Return all the data below as it stands, minus the pictures.

+---+

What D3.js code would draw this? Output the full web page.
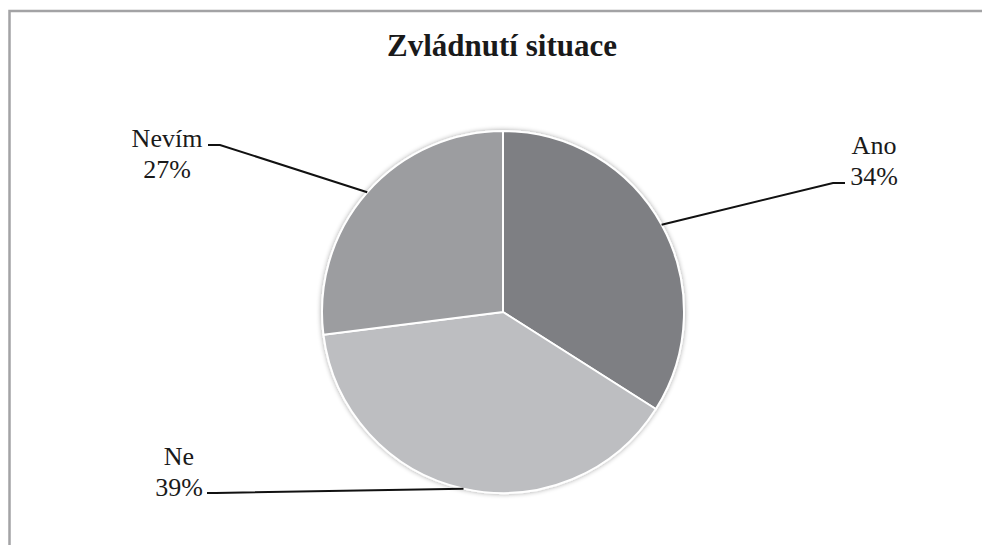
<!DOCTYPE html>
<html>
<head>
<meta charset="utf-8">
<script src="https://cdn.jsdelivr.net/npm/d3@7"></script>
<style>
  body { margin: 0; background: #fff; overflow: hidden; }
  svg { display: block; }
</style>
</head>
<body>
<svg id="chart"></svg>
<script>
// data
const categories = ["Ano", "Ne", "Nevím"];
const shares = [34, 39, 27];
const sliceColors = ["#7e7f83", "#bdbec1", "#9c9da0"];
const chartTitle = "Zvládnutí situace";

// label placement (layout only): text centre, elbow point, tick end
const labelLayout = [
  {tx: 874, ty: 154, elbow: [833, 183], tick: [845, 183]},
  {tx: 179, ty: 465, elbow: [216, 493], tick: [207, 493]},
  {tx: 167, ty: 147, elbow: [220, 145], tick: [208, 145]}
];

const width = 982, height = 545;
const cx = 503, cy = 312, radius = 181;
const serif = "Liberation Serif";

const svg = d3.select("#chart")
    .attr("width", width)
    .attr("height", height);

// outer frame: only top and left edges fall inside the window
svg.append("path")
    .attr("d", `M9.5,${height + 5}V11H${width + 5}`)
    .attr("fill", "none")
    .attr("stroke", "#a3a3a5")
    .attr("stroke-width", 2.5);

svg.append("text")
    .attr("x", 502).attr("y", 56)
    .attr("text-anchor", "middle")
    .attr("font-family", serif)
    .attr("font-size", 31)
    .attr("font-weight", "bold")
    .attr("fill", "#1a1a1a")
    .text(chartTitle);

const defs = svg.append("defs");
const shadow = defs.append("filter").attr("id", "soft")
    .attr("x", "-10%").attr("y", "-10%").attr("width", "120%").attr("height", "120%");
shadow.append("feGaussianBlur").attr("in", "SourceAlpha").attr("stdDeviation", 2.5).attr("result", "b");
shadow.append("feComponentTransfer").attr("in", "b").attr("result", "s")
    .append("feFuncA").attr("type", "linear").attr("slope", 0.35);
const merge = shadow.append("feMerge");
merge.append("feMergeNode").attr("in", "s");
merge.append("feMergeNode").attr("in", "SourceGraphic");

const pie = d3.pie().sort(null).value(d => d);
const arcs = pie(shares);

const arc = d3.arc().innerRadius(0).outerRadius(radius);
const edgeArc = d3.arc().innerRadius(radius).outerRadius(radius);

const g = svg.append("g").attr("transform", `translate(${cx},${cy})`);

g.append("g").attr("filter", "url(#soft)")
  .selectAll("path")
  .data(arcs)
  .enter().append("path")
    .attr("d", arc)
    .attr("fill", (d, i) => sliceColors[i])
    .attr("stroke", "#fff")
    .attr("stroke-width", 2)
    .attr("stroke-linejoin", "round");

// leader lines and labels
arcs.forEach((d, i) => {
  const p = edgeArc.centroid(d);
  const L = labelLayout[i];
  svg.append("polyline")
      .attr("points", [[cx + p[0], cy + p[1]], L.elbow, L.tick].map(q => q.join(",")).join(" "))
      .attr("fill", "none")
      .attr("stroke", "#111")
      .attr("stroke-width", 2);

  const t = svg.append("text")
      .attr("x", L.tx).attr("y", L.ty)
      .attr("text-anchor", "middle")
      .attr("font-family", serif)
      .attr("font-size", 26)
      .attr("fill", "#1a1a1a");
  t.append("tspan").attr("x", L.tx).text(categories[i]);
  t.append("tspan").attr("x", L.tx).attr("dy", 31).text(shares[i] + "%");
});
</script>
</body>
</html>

+---+

*Right answer:*
What D3.js code would draw this? Output the full web page.
<!DOCTYPE html>
<html>
<head>
<meta charset="utf-8">
<script src="https://cdn.jsdelivr.net/npm/d3@7"></script>
<style>
  body { margin: 0; background: #fff; overflow: hidden; }
  svg { display: block; }
</style>
</head>
<body>
<svg id="chart"></svg>
<script>
// data
const categories = ["Ano", "Ne", "Nevím"];
const shares = [34, 39, 27];
const sliceColors = ["#7e7f83", "#bdbec1", "#9c9da0"];
const chartTitle = "Zvládnutí situace";

// label placement (layout only): text centre, elbow point, tick end
const labelLayout = [
  {tx: 874, ty: 154, elbow: [833, 183], tick: [845, 183]},
  {tx: 179, ty: 465, elbow: [216, 493], tick: [207, 493]},
  {tx: 167, ty: 147, elbow: [220, 145], tick: [208, 145]}
];

const width = 982, height = 545;
const cx = 503, cy = 312, radius = 181;
const serif = "Liberation Serif";

const svg = d3.select("#chart")
    .attr("width", width)
    .attr("height", height);

// outer frame: only top and left edges fall inside the window
svg.append("path")
    .attr("d", `M9.5,${height + 5}V11H${width + 5}`)
    .attr("fill", "none")
    .attr("stroke", "#a3a3a5")
    .attr("stroke-width", 2.5);

svg.append("text")
    .attr("x", 502).attr("y", 56)
    .attr("text-anchor", "middle")
    .attr("font-family", serif)
    .attr("font-size", 31)
    .attr("font-weight", "bold")
    .attr("fill", "#1a1a1a")
    .text(chartTitle);

const defs = svg.append("defs");
const shadow = defs.append("filter").attr("id", "soft")
    .attr("x", "-10%").attr("y", "-10%").attr("width", "120%").attr("height", "120%");
shadow.append("feGaussianBlur").attr("in", "SourceAlpha").attr("stdDeviation", 2.5).attr("result", "b");
shadow.append("feComponentTransfer").attr("in", "b").attr("result", "s")
    .append("feFuncA").attr("type", "linear").attr("slope", 0.35);
const merge = shadow.append("feMerge");
merge.append("feMergeNode").attr("in", "s");
merge.append("feMergeNode").attr("in", "SourceGraphic");

const pie = d3.pie().sort(null).value(d => d);
const arcs = pie(shares);

const arc = d3.arc().innerRadius(0).outerRadius(radius);
const edgeArc = d3.arc().innerRadius(radius).outerRadius(radius);

const g = svg.append("g").attr("transform", `translate(${cx},${cy})`);

g.append("g").attr("filter", "url(#soft)")
  .selectAll("path")
  .data(arcs)
  .enter().append("path")
    .attr("d", arc)
    .attr("fill", (d, i) => sliceColors[i])
    .attr("stroke", "#fff")
    .attr("stroke-width", 2)
    .attr("stroke-linejoin", "round");

// leader lines and labels
arcs.forEach((d, i) => {
  const p = edgeArc.centroid(d);
  const L = labelLayout[i];
  svg.append("polyline")
      .attr("points", [[cx + p[0], cy + p[1]], L.elbow, L.tick].map(q => q.join(",")).join(" "))
      .attr("fill", "none")
      .attr("stroke", "#111")
      .attr("stroke-width", 2);

  const t = svg.append("text")
      .attr("x", L.tx).attr("y", L.ty)
      .attr("text-anchor", "middle")
      .attr("font-family", serif)
      .attr("font-size", 26)
      .attr("fill", "#1a1a1a");
  t.append("tspan").attr("x", L.tx).text(categories[i]);
  t.append("tspan").attr("x", L.tx).attr("dy", 31).text(shares[i] + "%");
});
</script>
</body>
</html>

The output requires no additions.